To do. Return each line of the data below verbatim; pictures are to be left out.

Material.
□ □ □ □
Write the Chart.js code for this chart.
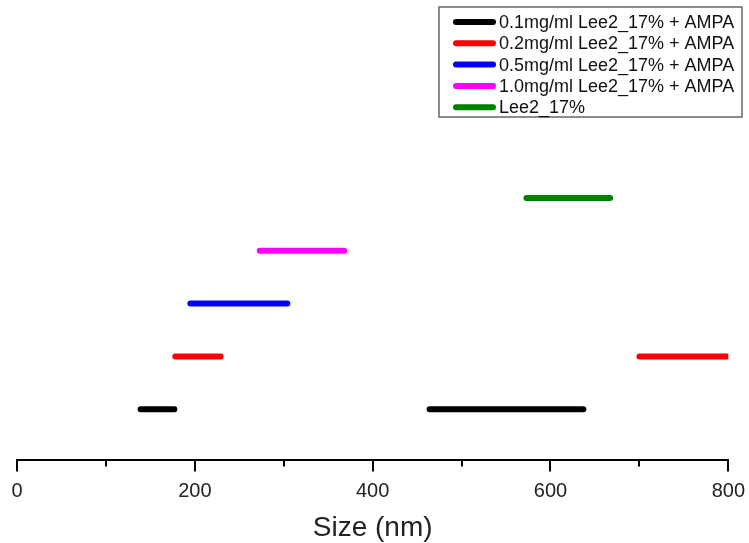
<!DOCTYPE html>
<html>
<head>
<meta charset="utf-8">
<script src="https://cdn.jsdelivr.net/npm/chart.js@4"></script>
<style>
    html, body { margin: 0; padding: 0; background: #ffffff; }
    #wrap { width: 749px; height: 543px; }
</style>
</head>
<body>
<div id="wrap"><canvas id="chartTamanos" width="749" height="543"></canvas></div>
<script>
// ===== Datos del gráfico =====
const etiquetas = [
    '0.1mg/ml Lee2_17% + AMPA',
    '0.2mg/ml Lee2_17% + AMPA',
    '0.5mg/ml Lee2_17% + AMPA',
    '1.0mg/ml Lee2_17% + AMPA',
    'Lee2_17%'
];
const colores = ['#000000', '#ff0000', '#0000ff', '#ff00ff', '#008000'];
const niveles = [1, 2, 3, 4, 5];
// inicio y fin de cada tramo (nm), una lista por serie
const inicioTramos = [[139, 464], [178, 700], [195], [273], [573]];
const finTramos = [[177, 637], [229, 810], [304], [368], [667]];
const ticksX = [0, 200, 400, 600, 800];
const ticksMenores = [100, 300, 500, 700];

// Construir puntos con huecos entre tramos
function construirPuntos(i) {
    const puntos = [];
    inicioTramos[i].forEach(function(ini, j) {
        if (j > 0) puntos.push({ x: ini, y: null });
        puntos.push({ x: ini, y: niveles[i] });
        puntos.push({ x: finTramos[i][j], y: niveles[i] });
    });
    return puntos;
}

const datasets = etiquetas.map(function(etq, i) {
    return {
        label: etq,
        data: construirPuntos(i),
        borderColor: colores[i],
        backgroundColor: colores[i],
        borderWidth: 6,
        borderCapStyle: 'round',
        pointRadius: 0,
        showLine: true,
        spanGaps: false,
        fill: false,
        clip: { left: 5, right: 0, top: 5, bottom: 5 }
    };
});

// Marcas del eje X (mayores y menores)
const marcasEje = {
    id: 'marcasEje',
    afterDraw: function(chart) {
        const ctx = chart.ctx;
        const escala = chart.scales.x;
        ctx.save();
        ctx.strokeStyle = '#000';
        ctx.lineWidth = 2;
        function marca(v, largo) {
            const px = Math.round(escala.getPixelForValue(v));
            ctx.beginPath();
            ctx.moveTo(px, escala.top);
            ctx.lineTo(px, escala.top + largo);
            ctx.stroke();
        }
        ticksX.forEach(function(v) { marca(v, 11); });
        ticksMenores.forEach(function(v) { marca(v, 6); });
        ctx.restore();
    }
};

// Leyenda con recuadro
const leyendaCaja = {
    id: 'leyendaCaja',
    afterDraw: function(chart) {
        const ctx = chart.ctx;
        const x0 = 439, y0 = 7, ancho = 303, alto = 110;
        ctx.save();
        ctx.strokeStyle = '#666';
        ctx.lineWidth = 1.5;
        ctx.strokeRect(x0, y0, ancho, alto);
        ctx.font = '18px "Liberation Sans", Arial, sans-serif';
        ctx.textBaseline = 'middle';
        ctx.textAlign = 'left';
        chart.data.datasets.forEach(function(ds, i) {
            const y = 22 + i * 21.3;
            ctx.strokeStyle = ds.borderColor;
            ctx.lineWidth = 6;
            ctx.lineCap = 'round';
            ctx.beginPath();
            ctx.moveTo(456, y);
            ctx.lineTo(493, y);
            ctx.stroke();
            ctx.fillStyle = '#111';
            ctx.fillText(ds.label, 499, y + 1);
        });
        ctx.restore();
    }
};

new Chart(document.getElementById('chartTamanos'), {
    type: 'scatter',
    data: { datasets: datasets },
    options: {
        responsive: false,
        animation: false,
        layout: { padding: { left: 17, right: 19, top: 0, bottom: -2 } },
        plugins: {
            legend: { display: false },
            tooltip: { enabled: false }
        },
        scales: {
            x: {
                type: 'linear',
                min: 0,
                max: 800,
                afterBuildTicks: function(escala) {
                    escala.ticks = ticksX.map(function(v) { return { value: v }; });
                },
                ticks: {
                    font: { family: '"Liberation Sans", Arial, sans-serif', size: 20 },
                    color: '#222',
                    padding: 4,
                    maxRotation: 0
                },
                grid: {
                    drawOnChartArea: false,
                    drawTicks: true,
                    tickLength: 15,
                    tickColor: 'rgba(0,0,0,0)'
                },
                border: { display: true, color: '#000', width: 2 },
                title: {
                    display: true,
                    text: 'Size (nm)',
                    font: { family: '"Liberation Sans", Arial, sans-serif', size: 28 },
                    color: '#222',
                    padding: { top: 4, bottom: 0 }
                }
            },
            y: {
                display: false,
                min: 0.03,
                max: 8.75
            }
        }
    },
    plugins: [marcasEje, leyendaCaja]
});
</script>
</body>
</html>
□ □ □ □
Written solution.
Write the Chart.js code for this chart.
<!DOCTYPE html>
<html>
<head>
<meta charset="utf-8">
<script src="https://cdn.jsdelivr.net/npm/chart.js@4"></script>
<style>
    html, body { margin: 0; padding: 0; background: #ffffff; }
    #wrap { width: 749px; height: 543px; }
</style>
</head>
<body>
<div id="wrap"><canvas id="chartTamanos" width="749" height="543"></canvas></div>
<script>
// ===== Datos del gráfico =====
const etiquetas = [
    '0.1mg/ml Lee2_17% + AMPA',
    '0.2mg/ml Lee2_17% + AMPA',
    '0.5mg/ml Lee2_17% + AMPA',
    '1.0mg/ml Lee2_17% + AMPA',
    'Lee2_17%'
];
const colores = ['#000000', '#ff0000', '#0000ff', '#ff00ff', '#008000'];
const niveles = [1, 2, 3, 4, 5];
// inicio y fin de cada tramo (nm), una lista por serie
const inicioTramos = [[139, 464], [178, 700], [195], [273], [573]];
const finTramos = [[177, 637], [229, 810], [304], [368], [667]];
const ticksX = [0, 200, 400, 600, 800];
const ticksMenores = [100, 300, 500, 700];

// Construir puntos con huecos entre tramos
function construirPuntos(i) {
    const puntos = [];
    inicioTramos[i].forEach(function(ini, j) {
        if (j > 0) puntos.push({ x: ini, y: null });
        puntos.push({ x: ini, y: niveles[i] });
        puntos.push({ x: finTramos[i][j], y: niveles[i] });
    });
    return puntos;
}

const datasets = etiquetas.map(function(etq, i) {
    return {
        label: etq,
        data: construirPuntos(i),
        borderColor: colores[i],
        backgroundColor: colores[i],
        borderWidth: 6,
        borderCapStyle: 'round',
        pointRadius: 0,
        showLine: true,
        spanGaps: false,
        fill: false,
        clip: { left: 5, right: 0, top: 5, bottom: 5 }
    };
});

// Marcas del eje X (mayores y menores)
const marcasEje = {
    id: 'marcasEje',
    afterDraw: function(chart) {
        const ctx = chart.ctx;
        const escala = chart.scales.x;
        ctx.save();
        ctx.strokeStyle = '#000';
        ctx.lineWidth = 2;
        function marca(v, largo) {
            const px = Math.round(escala.getPixelForValue(v));
            ctx.beginPath();
            ctx.moveTo(px, escala.top);
            ctx.lineTo(px, escala.top + largo);
            ctx.stroke();
        }
        ticksX.forEach(function(v) { marca(v, 11); });
        ticksMenores.forEach(function(v) { marca(v, 6); });
        ctx.restore();
    }
};

// Leyenda con recuadro
const leyendaCaja = {
    id: 'leyendaCaja',
    afterDraw: function(chart) {
        const ctx = chart.ctx;
        const x0 = 439, y0 = 7, ancho = 303, alto = 110;
        ctx.save();
        ctx.strokeStyle = '#666';
        ctx.lineWidth = 1.5;
        ctx.strokeRect(x0, y0, ancho, alto);
        ctx.font = '18px "Liberation Sans", Arial, sans-serif';
        ctx.textBaseline = 'middle';
        ctx.textAlign = 'left';
        chart.data.datasets.forEach(function(ds, i) {
            const y = 22 + i * 21.3;
            ctx.strokeStyle = ds.borderColor;
            ctx.lineWidth = 6;
            ctx.lineCap = 'round';
            ctx.beginPath();
            ctx.moveTo(456, y);
            ctx.lineTo(493, y);
            ctx.stroke();
            ctx.fillStyle = '#111';
            ctx.fillText(ds.label, 499, y + 1);
        });
        ctx.restore();
    }
};

new Chart(document.getElementById('chartTamanos'), {
    type: 'scatter',
    data: { datasets: datasets },
    options: {
        responsive: false,
        animation: false,
        layout: { padding: { left: 17, right: 19, top: 0, bottom: -2 } },
        plugins: {
            legend: { display: false },
            tooltip: { enabled: false }
        },
        scales: {
            x: {
                type: 'linear',
                min: 0,
                max: 800,
                afterBuildTicks: function(escala) {
                    escala.ticks = ticksX.map(function(v) { return { value: v }; });
                },
                ticks: {
                    font: { family: '"Liberation Sans", Arial, sans-serif', size: 20 },
                    color: '#222',
                    padding: 4,
                    maxRotation: 0
                },
                grid: {
                    drawOnChartArea: false,
                    drawTicks: true,
                    tickLength: 15,
                    tickColor: 'rgba(0,0,0,0)'
                },
                border: { display: true, color: '#000', width: 2 },
                title: {
                    display: true,
                    text: 'Size (nm)',
                    font: { family: '"Liberation Sans", Arial, sans-serif', size: 28 },
                    color: '#222',
                    padding: { top: 4, bottom: 0 }
                }
            },
            y: {
                display: false,
                min: 0.03,
                max: 8.75
            }
        }
    },
    plugins: [marcasEje, leyendaCaja]
});
</script>
</body>
</html>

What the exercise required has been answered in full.